→ **What is needed**
Pull out every line of the listing below where "this" appears.

# # #

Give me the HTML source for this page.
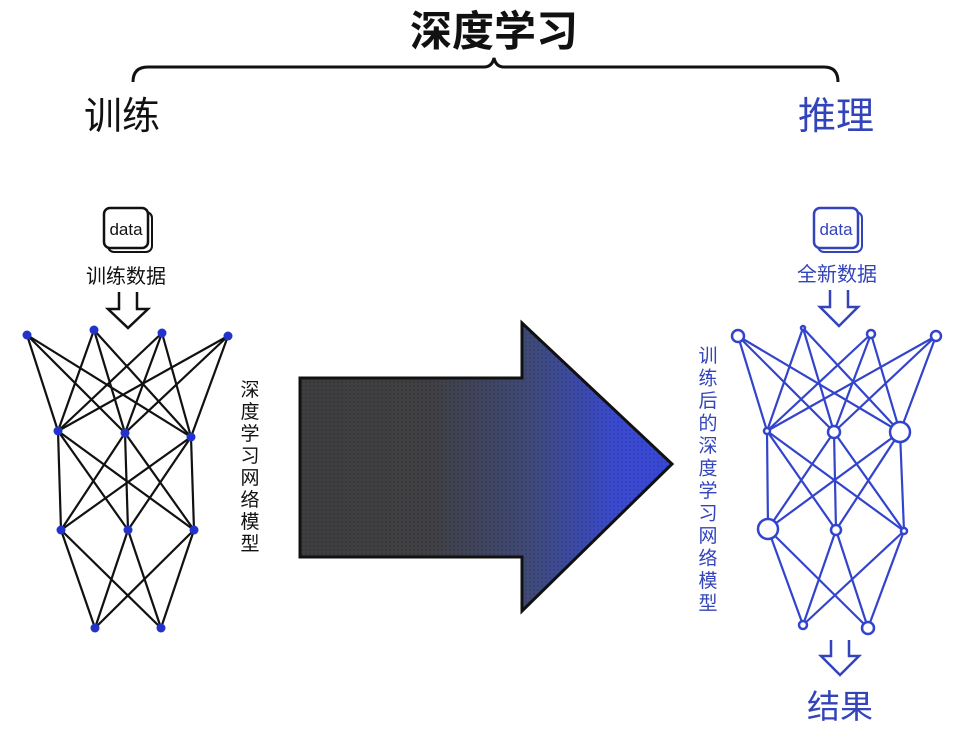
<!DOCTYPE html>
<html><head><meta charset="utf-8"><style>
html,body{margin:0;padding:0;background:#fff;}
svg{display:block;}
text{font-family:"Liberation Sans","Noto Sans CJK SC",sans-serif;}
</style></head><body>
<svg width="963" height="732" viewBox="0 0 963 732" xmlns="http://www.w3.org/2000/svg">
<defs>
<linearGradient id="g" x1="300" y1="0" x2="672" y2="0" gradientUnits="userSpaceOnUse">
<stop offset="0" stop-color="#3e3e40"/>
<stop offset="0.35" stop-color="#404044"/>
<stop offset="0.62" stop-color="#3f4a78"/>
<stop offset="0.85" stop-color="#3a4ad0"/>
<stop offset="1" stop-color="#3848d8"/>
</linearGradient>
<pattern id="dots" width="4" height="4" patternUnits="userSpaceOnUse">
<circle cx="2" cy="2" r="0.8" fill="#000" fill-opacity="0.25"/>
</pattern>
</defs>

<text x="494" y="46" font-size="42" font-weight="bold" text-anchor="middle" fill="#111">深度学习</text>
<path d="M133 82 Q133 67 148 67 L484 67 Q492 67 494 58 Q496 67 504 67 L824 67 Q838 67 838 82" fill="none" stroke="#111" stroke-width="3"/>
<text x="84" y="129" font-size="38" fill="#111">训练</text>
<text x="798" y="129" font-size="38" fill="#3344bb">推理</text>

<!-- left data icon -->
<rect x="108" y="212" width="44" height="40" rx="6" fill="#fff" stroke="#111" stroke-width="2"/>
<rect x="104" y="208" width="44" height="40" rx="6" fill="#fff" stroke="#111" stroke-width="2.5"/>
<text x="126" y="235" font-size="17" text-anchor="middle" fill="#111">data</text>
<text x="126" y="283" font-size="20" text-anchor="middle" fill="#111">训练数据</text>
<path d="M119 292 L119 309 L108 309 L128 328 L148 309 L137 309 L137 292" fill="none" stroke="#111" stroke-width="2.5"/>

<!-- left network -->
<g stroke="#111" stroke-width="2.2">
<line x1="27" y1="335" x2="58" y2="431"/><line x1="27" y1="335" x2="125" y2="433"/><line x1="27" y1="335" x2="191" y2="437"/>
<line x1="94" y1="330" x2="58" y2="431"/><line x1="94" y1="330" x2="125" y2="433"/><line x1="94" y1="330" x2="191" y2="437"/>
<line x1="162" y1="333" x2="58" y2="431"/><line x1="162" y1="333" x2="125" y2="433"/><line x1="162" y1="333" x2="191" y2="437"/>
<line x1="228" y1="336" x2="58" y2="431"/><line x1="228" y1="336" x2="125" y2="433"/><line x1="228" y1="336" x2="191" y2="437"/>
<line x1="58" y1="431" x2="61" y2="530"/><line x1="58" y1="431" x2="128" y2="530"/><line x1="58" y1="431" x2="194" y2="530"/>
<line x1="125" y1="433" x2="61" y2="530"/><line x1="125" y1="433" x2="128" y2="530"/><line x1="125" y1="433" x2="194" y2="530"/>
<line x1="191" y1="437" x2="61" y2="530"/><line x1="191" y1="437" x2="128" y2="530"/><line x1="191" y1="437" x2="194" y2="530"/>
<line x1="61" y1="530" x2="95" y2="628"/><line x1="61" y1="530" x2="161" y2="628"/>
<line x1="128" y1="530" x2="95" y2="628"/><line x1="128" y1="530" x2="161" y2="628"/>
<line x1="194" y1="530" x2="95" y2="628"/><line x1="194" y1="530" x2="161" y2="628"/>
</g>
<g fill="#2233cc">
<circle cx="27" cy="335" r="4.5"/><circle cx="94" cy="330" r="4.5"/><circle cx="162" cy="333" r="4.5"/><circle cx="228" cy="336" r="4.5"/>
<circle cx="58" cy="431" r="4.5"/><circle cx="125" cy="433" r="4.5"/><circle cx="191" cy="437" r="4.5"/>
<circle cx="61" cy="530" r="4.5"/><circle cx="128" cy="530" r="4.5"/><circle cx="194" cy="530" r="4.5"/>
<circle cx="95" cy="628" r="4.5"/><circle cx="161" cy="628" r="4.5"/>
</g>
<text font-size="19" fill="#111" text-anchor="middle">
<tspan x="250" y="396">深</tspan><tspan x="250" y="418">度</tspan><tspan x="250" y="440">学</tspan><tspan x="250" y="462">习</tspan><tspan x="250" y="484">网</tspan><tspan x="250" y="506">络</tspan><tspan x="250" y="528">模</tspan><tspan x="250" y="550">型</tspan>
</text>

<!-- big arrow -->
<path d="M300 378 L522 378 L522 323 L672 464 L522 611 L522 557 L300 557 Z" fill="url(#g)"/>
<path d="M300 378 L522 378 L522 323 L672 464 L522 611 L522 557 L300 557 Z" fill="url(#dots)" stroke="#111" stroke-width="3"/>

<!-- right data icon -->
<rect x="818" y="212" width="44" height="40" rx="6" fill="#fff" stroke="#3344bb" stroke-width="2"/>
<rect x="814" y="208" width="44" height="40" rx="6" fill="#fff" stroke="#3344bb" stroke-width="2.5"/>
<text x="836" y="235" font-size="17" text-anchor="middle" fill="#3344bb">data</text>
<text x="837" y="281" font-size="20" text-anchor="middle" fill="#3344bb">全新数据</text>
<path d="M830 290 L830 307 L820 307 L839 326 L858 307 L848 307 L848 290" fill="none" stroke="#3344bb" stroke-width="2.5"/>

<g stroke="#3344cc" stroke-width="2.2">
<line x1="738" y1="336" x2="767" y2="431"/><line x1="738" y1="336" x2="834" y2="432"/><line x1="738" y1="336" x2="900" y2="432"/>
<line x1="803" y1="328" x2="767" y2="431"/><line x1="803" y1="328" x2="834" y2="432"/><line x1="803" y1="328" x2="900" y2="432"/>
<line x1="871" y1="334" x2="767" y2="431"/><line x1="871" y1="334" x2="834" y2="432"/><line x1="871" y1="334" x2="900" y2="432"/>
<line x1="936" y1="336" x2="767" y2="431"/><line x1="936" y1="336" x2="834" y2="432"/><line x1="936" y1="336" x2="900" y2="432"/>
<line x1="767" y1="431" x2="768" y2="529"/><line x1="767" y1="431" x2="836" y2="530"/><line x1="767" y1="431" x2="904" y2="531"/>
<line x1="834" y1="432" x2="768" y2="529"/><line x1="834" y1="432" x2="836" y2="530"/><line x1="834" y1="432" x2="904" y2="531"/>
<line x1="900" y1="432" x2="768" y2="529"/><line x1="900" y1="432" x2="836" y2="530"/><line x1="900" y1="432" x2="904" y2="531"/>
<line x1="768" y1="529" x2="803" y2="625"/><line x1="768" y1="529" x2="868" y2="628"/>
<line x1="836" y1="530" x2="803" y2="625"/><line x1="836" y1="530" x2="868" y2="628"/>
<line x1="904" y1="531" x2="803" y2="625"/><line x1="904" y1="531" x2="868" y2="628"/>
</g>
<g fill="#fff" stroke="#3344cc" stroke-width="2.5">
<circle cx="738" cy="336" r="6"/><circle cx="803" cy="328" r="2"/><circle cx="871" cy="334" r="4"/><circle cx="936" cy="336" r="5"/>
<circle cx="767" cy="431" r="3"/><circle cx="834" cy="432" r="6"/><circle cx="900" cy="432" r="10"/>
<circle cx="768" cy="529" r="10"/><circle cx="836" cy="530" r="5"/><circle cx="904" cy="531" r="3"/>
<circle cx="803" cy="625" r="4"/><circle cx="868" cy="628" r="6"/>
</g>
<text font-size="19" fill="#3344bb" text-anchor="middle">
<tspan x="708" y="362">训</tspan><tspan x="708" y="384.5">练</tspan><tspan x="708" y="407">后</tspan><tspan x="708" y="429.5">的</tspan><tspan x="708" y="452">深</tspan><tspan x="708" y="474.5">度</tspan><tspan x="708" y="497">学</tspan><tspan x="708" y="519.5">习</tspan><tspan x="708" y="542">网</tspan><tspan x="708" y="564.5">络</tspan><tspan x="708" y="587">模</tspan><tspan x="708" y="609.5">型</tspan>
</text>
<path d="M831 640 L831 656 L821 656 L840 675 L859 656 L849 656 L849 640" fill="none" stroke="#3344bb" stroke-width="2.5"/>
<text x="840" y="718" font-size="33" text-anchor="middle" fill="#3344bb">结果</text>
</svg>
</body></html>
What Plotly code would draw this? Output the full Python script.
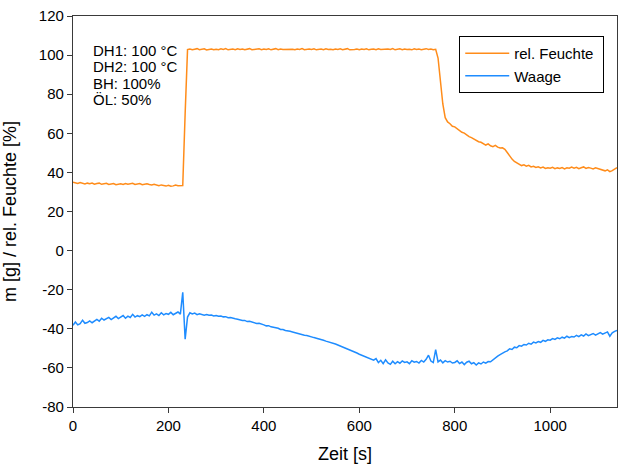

# # #

→ **Reply to the exercise**
Give me the HTML source for this page.
What Plotly code would draw this? Output the full Python script.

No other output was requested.